Jewish Journal

Dancing to a Different Magbit

by Solange Borna

Posted on Feb. 7, 2002 at 7:00 pm

When my friend first mentioned the word Magbit to me, I knew she was thinking of getting married. For us Persian Jewish girls, Magbit (pronounced Magbeet) comes to mind when you're all partied out, ready to settle down and attend the 11-year-old organization's elaborate singles events.

"So, um, do you remember when you said that your cousin took you to some event where there were older guys, and it was some sort of marriage thing, Magbit or something?" she stammered.

After a half an hour of debating with her on why we should maintain our party lives just a little bit longer, I finally relented. I mean, it could mean the end of brainstorming ways to attract men and mulling over just what my crush of the week meant by "you're in my way." When we presented the idea to our other friends, they acted as if we'd just said we want to buy chadors and move back to Iran.

"So you guys know you have to wear the right gear, right?" sneered our incredulous friend. Suddenly we realized there is a sort of "gear" attached to attending for-marriage events.

It was no longer the leather jacket that was fit for a night out in Westwood, but a pashmina draped over our shoulders. No more platform shoes that were OK for a friend's keg party, but pumps, pointy ones at that.

We'd have to do a little shopping -- no more Forever 21 or Rampage, but more like Ann Taylor and the misses' department at Macy's. This getting married thing was getting to be too much already, and we hadn't even started yet.

With these thoughts in mind, I attended my first Magbit event. I didn't know what to expect.

Pretty soon, I began to forget where I was and started to enjoy it. I soon realized I was missing out. Not because marriage opportunities were passing me by, but because being involved with Magbit meant more than finding a husband. It meant getting immersed in issues concerning my own culture and learning about others.

Many others told me that this event was different from other singles functions in that it was a learning -- and valuable -- cultural experience, rather than just a venue for singles 18 to 35 to mingle. According to Doran Adhami, the organization's president, Magbit aims to reach beyond the Iranian Jewish community and embrace Jewish youth from all groups. "We're hoping our future events will be filled with non-Persian as well as Persian Jews," Adhami said.

"[Magbit] is a forum for young people to come and express concerns about society in a friendly atmosphere," Vice President Neda Perry-Nikkhoo said. Concerns are many for us Persian Jews in our 20s and 30s, especially when it comes to dating and marriage.

Originally, the nonprofit group was founded for the purpose of offering interest-free loans to college students in the United States and Israel. Many students are potential doctors, lawyers and engineers who just need a little monetary help to succeed, Perry-Nikkhoo said. All proceeds from events go toward the loans, which are repaid within five years by 98 percent of the students.

This past New Year's Eve, my friends and I neglected to make plans ahead of time and were left with little choices for ringing in the new year. It was either joining the khastegar (for marriage) environment a little earlier than we'd anticipated or going to Hollywood and Highland and watching a bunch of drugged-out ravers.

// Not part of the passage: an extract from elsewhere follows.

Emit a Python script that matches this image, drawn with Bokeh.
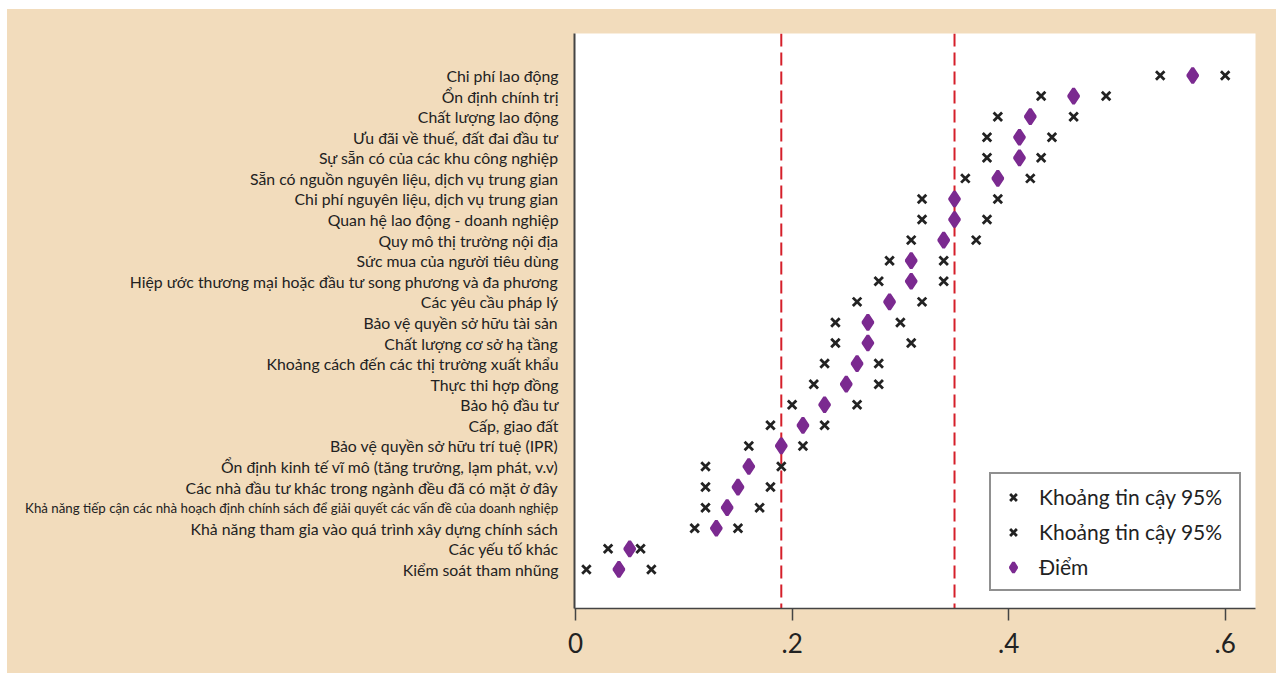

So the three of us headed for the Magbit party at the former location of the Grammy's. Lo and behold, it turned out better than expected. The food was scrumptious; the Persian and Euro dance music kept us on the dance floor. The countdown to 2002, with champagne and just plain warmth and cheer, was one to remember.

The funny thing is, we ran into a bunch of our friends who had also decided to make this New Year's Eve a Magbit one. And as we were still huddled after the countdown, a quick glance around the room proved that the open-toed shoes, leather jackets and Forever 21 getups had not become extinct after all.